Design cues for enterprises:

  • Frugal innovation thrives in resource-constrained environments. Solutions that are low-cost, context-aware, and user-driven often outperform feature-rich but culturally tone-deaf alternatives.
  • Hybrid platforms—wearables and low-power devices that deliver essential functions without the cognitive drag of constant notifications—are poised for growth. Enterprise vendors in telecom, chipsets, and SaaS localization are well-positioned to lead this “assistive minimalism” wave.

The Strategic Imperative: Thriving in a Hybrid World

As policymakers in the EU, India, and Southeast Asia draft “Right to Disconnect” and “Digital Well-Being” directives, the private sector faces a crossroads. Companies that proactively pilot device-neutral workflows and offline-first protocols will not only shape the regulatory landscape but also attract talent seeking cognitive sustainability.
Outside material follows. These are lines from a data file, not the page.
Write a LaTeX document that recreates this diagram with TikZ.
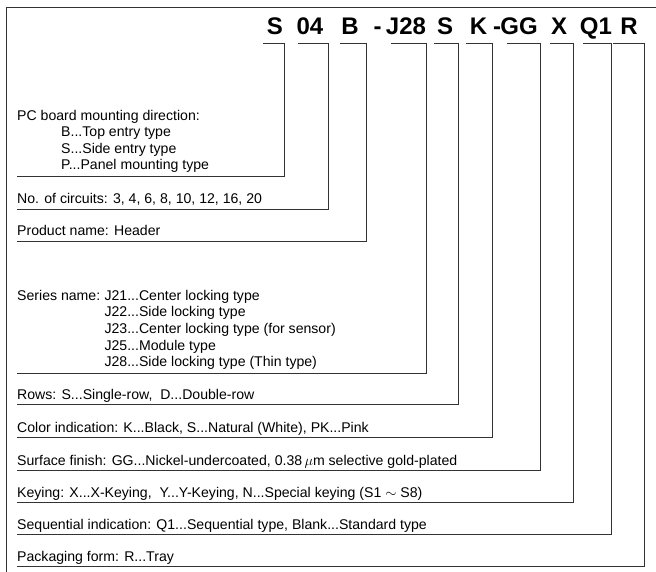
\documentclass[tikz,border=0pt]{standalone}
\usepackage{fontspec}
\setmainfont{Liberation Sans}
\begin{document}
\begin{tikzpicture}[x=1pt,y=-1pt,
  lbl/.style={anchor=base west, inner sep=0pt, font=\fontsize{14.1}{16}\selectfont},
  code/.style={anchor=base, inner sep=0pt, font=\fontsize{24}{28}\selectfont\bfseries},
  ln/.style={line width=0.9pt, draw=black!80}]
\useasboundingbox (0,0) rectangle (656,572);
% frame
\coordinate (fb) at (6,572);
\coordinate (fc) at (6,7.5);
\coordinate (fr) at (656,7.5);
\draw[ln] (fb) -- (fc) -- (fr);
% part number
\node[code] (c1) at (275,35) {S};
\node[code] (c2) at (310,35) {04};
\node[code] (c3) at (350,35) {B};
\node[code] (d1) at (377.5,35) {-};
\node[code] (c4) at (406,35) {J28};
\node[code] (c5) at (445,35) {S};
\node[code] (c6) at (478.5,35) {K};
\node[code] (d2) at (497,35) {-};
\node[code] (c7) at (519,35) {GG};
\node[code] (c8) at (559,35) {X};
\node[code] (c9) at (596,35) {Q1};
\node[code] (c10) at (629,35) {R};
% labels
\node[lbl] (l1) at (17,120.5) {PC board mounting direction:};
\node[lbl] (l1b) at (61,137) {B...Top entry type};
\node[lbl] (l1s) at (61,153.5) {S...Side entry type};
\node[lbl] (l1p) at (61,170) {P...Panel mounting type};
\node[lbl] (l2) at (17,204) {No. of circuits: 3, 4, 6, 8, 10, 12, 16, 20};
\node[lbl] (l3) at (17,236) {Product name: Header};
\node[lbl] (l4) at (17,300) {Series name:};
\node[lbl] (l4a) at ([xshift=3.9pt]l4.base east) {J21...Center locking type};
\node[lbl] (l4b) at ([yshift=-16.7pt]l4a.base west) {J22...Side locking type};
\node[lbl] (l4c) at ([yshift=-16.7pt]l4b.base west) {J23...Center locking type (for sensor)};
\node[lbl] (l4d) at ([yshift=-16.7pt]l4c.base west) {J25...Module type};
\node[lbl] (l4e) at ([yshift=-16.7pt]l4d.base west) {J28...Side locking type (Thin type)};
\node[lbl] (l5) at (17,399) {Rows: S...Single-row,\ \ D...Double-row};
\node[lbl] (l6) at (17,432) {Color indication: K...Black, S...Natural (White), PK...Pink};
\node[lbl] (l7) at (17,465) {Surface finish: GG...Nickel-undercoated, 0.38\,$\mu$m selective gold-plated};
\node[lbl] (l8) at (17,497) {Keying: X...X-Keying,\ \ Y...Y-Keying, N...Special keying (S1 $\sim$ S8)};
\node[lbl] (l9) at (17,529) {Sequential indication: Q1...Sequential type, Blank...Standard type};
\node[lbl] (l10) at (17,561) {Packaging form: R...Tray};
% brackets
\foreach \a/\b/\y [count=\i] in {263/284/176, 298/328/209, 340/366/241, 391/426/373, 434/458/404, 466/492/437, 507/540/470, 550/573/502, 583/611/534, 613/644/566}{
  \coordinate (k\i) at (\a,43);
  \coordinate (e\i) at (\b,43);
  \coordinate (u\i) at (17,\y);
  \draw[ln] (k\i) -- (e\i) |- (u\i);
}
\end{tikzpicture}
\end{document}
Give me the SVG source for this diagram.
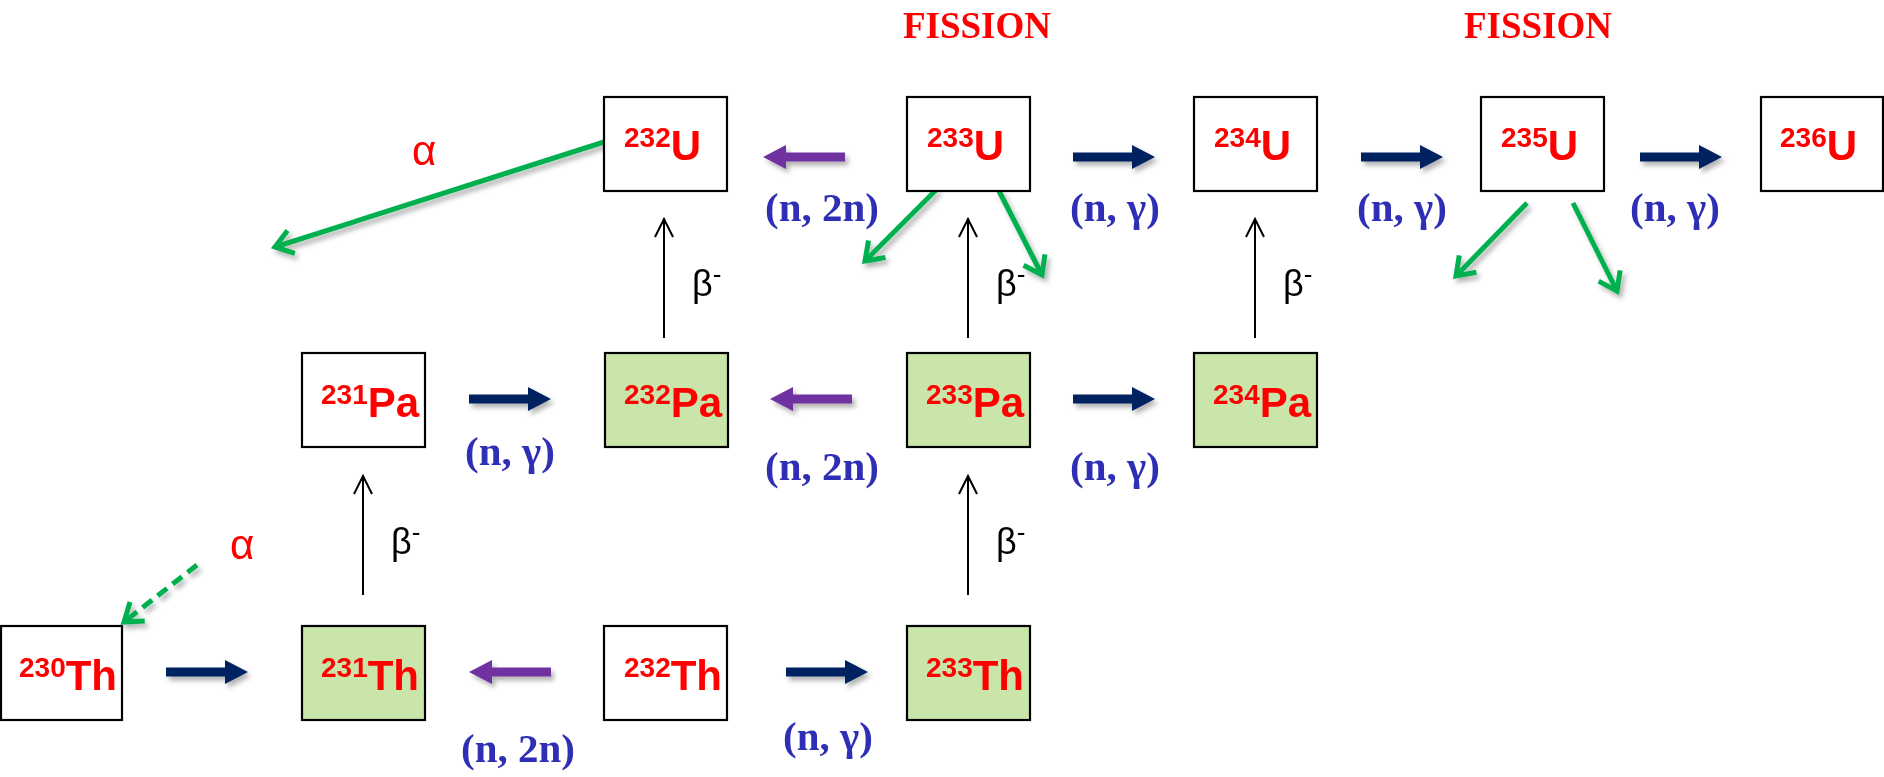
<svg xmlns="http://www.w3.org/2000/svg" xmlns:xlink="http://www.w3.org/1999/xlink" width="1884" height="777" viewBox="0 0 1884 777">
<style>
.box{stroke:#000;stroke-width:2.2}
.w{fill:#fff}
.g{fill:#C9E5A9}
.nuc{font-family:"Liberation Sans",Arial,sans-serif;font-weight:bold;font-size:42px;fill:#FF0000}
.sup{font-size:28px}
.rx{font-family:"Liberation Serif","Times New Roman",serif;font-weight:bold;font-size:41px;fill:#2F2FB5;text-anchor:middle}
.fis{font-family:"Liberation Serif","Times New Roman",serif;font-weight:bold;font-size:37px;fill:#FF0000;text-anchor:middle}
.alpha{font-family:"Liberation Sans",Arial,sans-serif;font-size:42px;fill:#FF0000}
.beta{font-family:"Liberation Sans",Arial,sans-serif;font-size:36px;fill:#000}
.bsup{font-size:26px}
.navy{fill:#002060}
.purp{fill:#7030A0}
.grn{stroke:#00B050;stroke-width:5;fill:none}
.bline{stroke:#000;stroke-width:2;fill:none}
</style>
<defs>
<filter id="sh" filterUnits="userSpaceOnUse" x="0" y="0" width="1884" height="777">
<feDropShadow dx="3" dy="4" stdDeviation="2.5" flood-color="#000" flood-opacity="0.3"/>
</filter>
<path id="blk" d="M0,-4.5 H59 V-12 L82,0 L59,12 V4.5 H0 Z"/>
<marker id="gh" markerUnits="userSpaceOnUse" viewBox="-24 -18 30 36" markerWidth="30" markerHeight="36" refX="0" refY="0" orient="auto">
<path d="M-17,-12 L0,0 L-17,12" stroke="#00B050" stroke-width="5" fill="none"/>
</marker>
<marker id="bh" markerUnits="userSpaceOnUse" viewBox="-22 -12 26 24" markerWidth="26" markerHeight="24" refX="0" refY="0" orient="auto">
<path d="M-18,-9 L0,0 L-18,9" stroke="#000" stroke-width="2" fill="none"/>
</marker>
</defs>
<rect width="1884" height="777" fill="#fff"/>

<g id="connectors">
<g filter="url(#sh)">
<use xlink:href="#blk" href="#blk" class="navy" transform="translate(166,672)"/>
<use xlink:href="#blk" href="#blk" class="navy" transform="translate(786,672)"/>
<use xlink:href="#blk" href="#blk" class="navy" transform="translate(469,399)"/>
<use xlink:href="#blk" href="#blk" class="navy" transform="translate(1073,399)"/>
<use xlink:href="#blk" href="#blk" class="navy" transform="translate(1073,157)"/>
<use xlink:href="#blk" href="#blk" class="navy" transform="translate(1361,157)"/>
<use xlink:href="#blk" href="#blk" class="navy" transform="translate(1640,157)"/>
<use xlink:href="#blk" href="#blk" class="purp" transform="translate(551,672) scale(-1,1)"/>
<use xlink:href="#blk" href="#blk" class="purp" transform="translate(852,399) scale(-1,1)"/>
<use xlink:href="#blk" href="#blk" class="purp" transform="translate(845,157) scale(-1,1)"/>
<line class="grn" x1="604" y1="142" x2="275" y2="247" marker-end="url(#gh)"/>
<line class="grn" x1="937" y1="189" x2="865" y2="261" marker-end="url(#gh)"/>
<line class="grn" x1="998" y1="189" x2="1042" y2="275" marker-end="url(#gh)"/>
<line class="grn" x1="1527" y1="203" x2="1456" y2="276" marker-end="url(#gh)"/>
<line class="grn" x1="1573" y1="203" x2="1617" y2="291" marker-end="url(#gh)"/>
<line class="grn" x1="197" y1="565" x2="124" y2="622" stroke-dasharray="12,7" marker-end="url(#gh)"/>
</g>
<line class="bline" x1="664" y1="338" x2="664" y2="219" marker-end="url(#bh)"/>
<line class="bline" x1="968" y1="338" x2="968" y2="219" marker-end="url(#bh)"/>
<line class="bline" x1="1255" y1="338" x2="1255" y2="219" marker-end="url(#bh)"/>
<line class="bline" x1="363" y1="595" x2="363" y2="476" marker-end="url(#bh)"/>
<line class="bline" x1="968" y1="595" x2="968" y2="476" marker-end="url(#bh)"/>
</g>

<g id="labels">
<text class="fis" x="977" y="38">FISSION</text>
<text class="fis" x="1538" y="38">FISSION</text>
<text class="rx" x="822" y="221">(n, 2n)</text>
<text class="rx" x="1115" y="221">(n, γ)</text>
<text class="rx" x="1402" y="221">(n, γ)</text>
<text class="rx" x="1675" y="221">(n, γ)</text>
<text class="rx" x="510" y="465">(n, γ)</text>
<text class="rx" x="822" y="480">(n, 2n)</text>
<text class="rx" x="1115" y="480">(n, γ)</text>
<text class="rx" x="518" y="762">(n, 2n)</text>
<text class="rx" x="828" y="750">(n, γ)</text>
<text class="alpha" x="412" y="165">α</text>
<text class="alpha" x="230" y="559">α</text>
<text class="beta" x="692" y="296">β<tspan class="bsup" dy="-13">-</tspan></text>
<text class="beta" x="996" y="296">β<tspan class="bsup" dy="-13">-</tspan></text>
<text class="beta" x="1283" y="296">β<tspan class="bsup" dy="-13">-</tspan></text>
<text class="beta" x="391" y="554">β<tspan class="bsup" dy="-13">-</tspan></text>
<text class="beta" x="996" y="554">β<tspan class="bsup" dy="-13">-</tspan></text>
</g>

<g id="U232"><rect class="box w" x="604" y="97" width="123" height="94"/><text class="nuc" x="624" y="160"><tspan class="sup" dy="-13">232</tspan><tspan dy="13">U</tspan></text></g>
<g id="U233"><rect class="box w" x="907" y="97" width="123" height="94"/><text class="nuc" x="927" y="160"><tspan class="sup" dy="-13">233</tspan><tspan dy="13">U</tspan></text></g>
<g id="U234"><rect class="box w" x="1194" y="97" width="123" height="94"/><text class="nuc" x="1214" y="160"><tspan class="sup" dy="-13">234</tspan><tspan dy="13">U</tspan></text></g>
<g id="U235"><rect class="box w" x="1481" y="97" width="123" height="94"/><text class="nuc" x="1501" y="160"><tspan class="sup" dy="-13">235</tspan><tspan dy="13">U</tspan></text></g>
<g id="U236"><rect class="box w" x="1761" y="97" width="122" height="94"/><text class="nuc" x="1780" y="160"><tspan class="sup" dy="-13">236</tspan><tspan dy="13">U</tspan></text></g>

<g id="Pa231"><rect class="box w" x="302" y="353" width="123" height="94"/><text class="nuc" x="321" y="417"><tspan class="sup" dy="-13">231</tspan><tspan dy="13">Pa</tspan></text></g>
<g id="Pa232"><rect class="box g" x="605" y="353" width="123" height="94"/><text class="nuc" x="624" y="417"><tspan class="sup" dy="-13">232</tspan><tspan dy="13">Pa</tspan></text></g>
<g id="Pa233"><rect class="box g" x="907" y="353" width="123" height="94"/><text class="nuc" x="926" y="417"><tspan class="sup" dy="-13">233</tspan><tspan dy="13">Pa</tspan></text></g>
<g id="Pa234"><rect class="box g" x="1194" y="353" width="123" height="94"/><text class="nuc" x="1213" y="417"><tspan class="sup" dy="-13">234</tspan><tspan dy="13">Pa</tspan></text></g>

<g id="Th230"><rect class="box w" x="1" y="626" width="121" height="94"/><text class="nuc" x="19" y="690"><tspan class="sup" dy="-13">230</tspan><tspan dy="13">Th</tspan></text></g>
<g id="Th231"><rect class="box g" x="302" y="626" width="123" height="94"/><text class="nuc" x="321" y="690"><tspan class="sup" dy="-13">231</tspan><tspan dy="13">Th</tspan></text></g>
<g id="Th232"><rect class="box w" x="604" y="626" width="123" height="94"/><text class="nuc" x="624" y="690"><tspan class="sup" dy="-13">232</tspan><tspan dy="13">Th</tspan></text></g>
<g id="Th233"><rect class="box g" x="907" y="626" width="123" height="94"/><text class="nuc" x="926" y="690"><tspan class="sup" dy="-13">233</tspan><tspan dy="13">Th</tspan></text></g>
</svg>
Investors, too, are recalibrating. ESG metrics are evolving beyond carbon to encompass “connectivity equity,” pressing companies to demonstrate commitments to rural access—through infrastructure, local-language content, and revenue-sharing with creator communities.

The Manipur episode, chronicled with nuance and restraint, distills a strategic mandate: engineer systems and cultures that are resilient both in the seamless hum of algorithmic support and in the silence that follows their absence. For decision-makers, the challenge is to design technology that recedes gracefully—empowering those who choose to disconnect, while ensuring that connection remains a bridge, not a barrier, for those still striving to cross the digital divide.